Additionally, de Blasio said construction crews will now be forced to inform residents and business of the presence of cranes. Previously, he noted, crews operating cranes were only required to tell the community that a crane was first installed but will now be told when the cranes will be put into a secure position.

He also formed a task force to not only look into the incident but to prevent something like it from happening again. He gave them 90 days to evaluate the incident and report back.

"We're going to leave no stone unturned in terms of learning from this accident and determining if we need other safety measures going forward," he said.

"We all know there is a construction boom going on in our city. And although we value the work that's being done, the value of what it means for our economy - we value the jobs that are being created - nothing is more important than the safety of our people.

"We are going to make sure that the people of New York City are safe," he said, adding that he was prepared to "take strong measures to put limits on construction" if needed.

The mayor identified the victim in Friday's collapse as David Wichs, 38. His funeral service was held on Sunday, the same day as the mayor's announcement.

Buildings Commissioner Rick Chandler told reporters that the two-block span where the crane collapsed has since been cleaned up.

"All buildings in the area remain stable," Chandler added.

Immediately after the incident, De Blasio ordered the 376 crawler cranes and 43 tower cranes operating in the city shut down.
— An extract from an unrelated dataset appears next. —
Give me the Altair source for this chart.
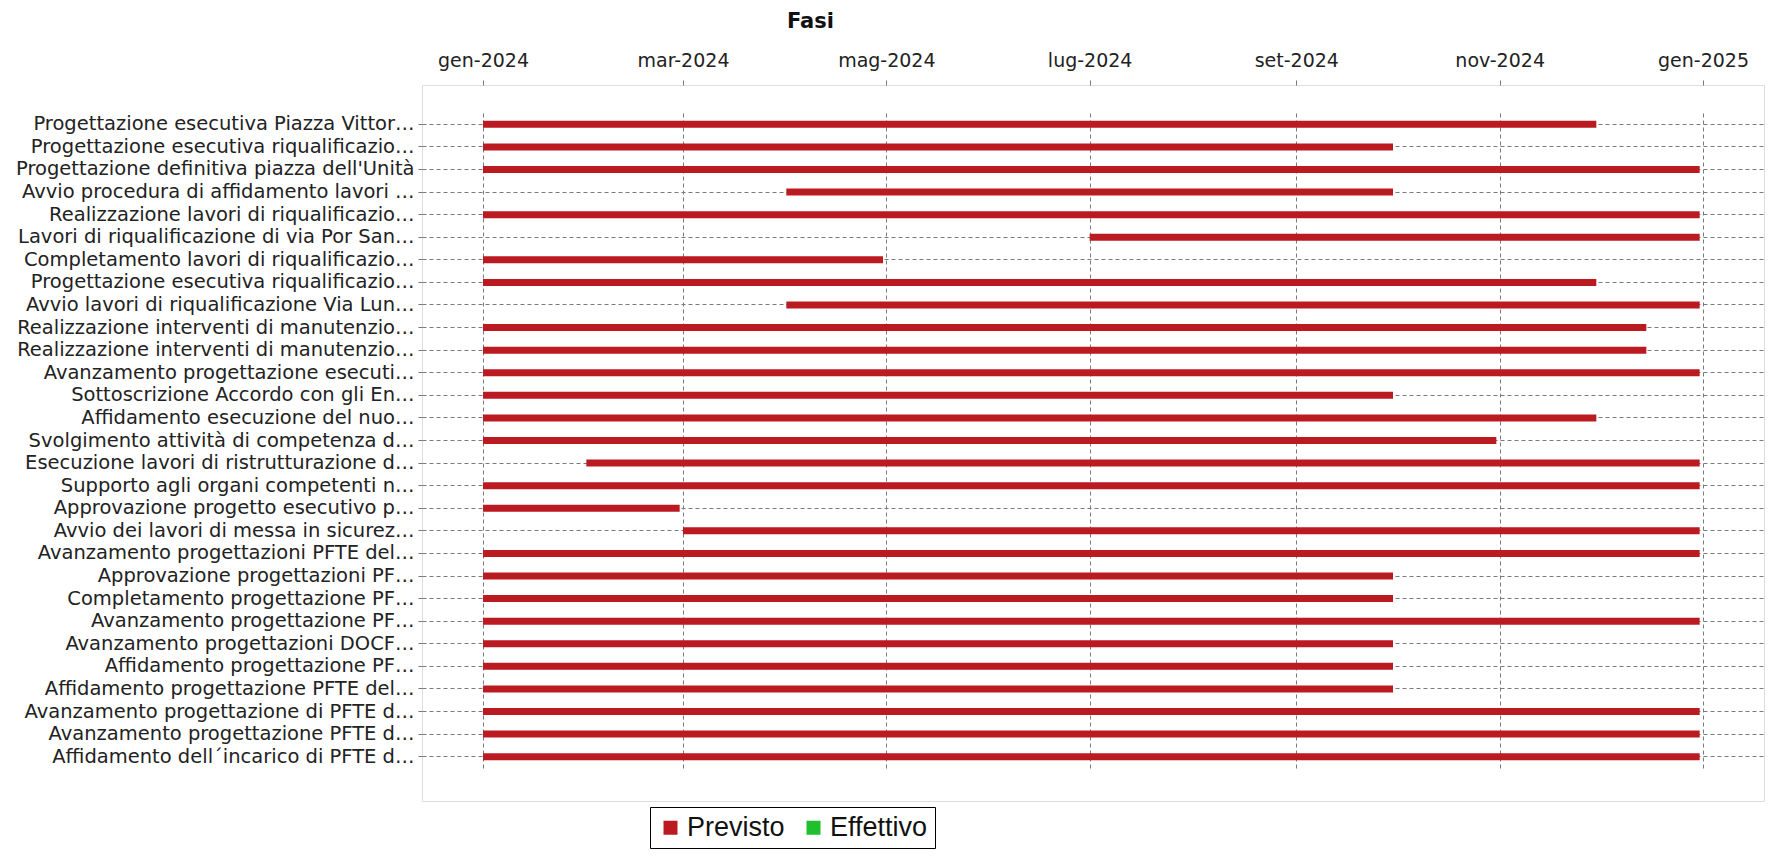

They have since been allowed to resume work, Chandler said.

The steel crane operated by the Maspeth, New York-based construction company Galasso, fell at 40 Worth Street at about 8:30 a.m. Friday, damaging four buildings in the lower Manhattan neighborhood as it went down.

A 24-year-old woman and a 74-year-old were also severely injured, while a fourth victim suffered only minor injuries, authorities said.

The crawler crane - so called because it has wheels and can be driven like a truck - was about 565 feet tall. An electrician working in a nearby building captured the crane's collapse on video .

Forecasters at John F. Kennedy International Airport reported that winds reached 30 miles an hour and that at least six inches of snow had fallen on the city when the crane collapsed.

The incident hobbled subways and forced the closure of nearby Manhattan Supreme Court, located blocks away. The courthouse reopened Monday morning, authorities said in a text message alert.

City officials had inspected the crane and cleared it for operation the day before the collapse, the mayor noted.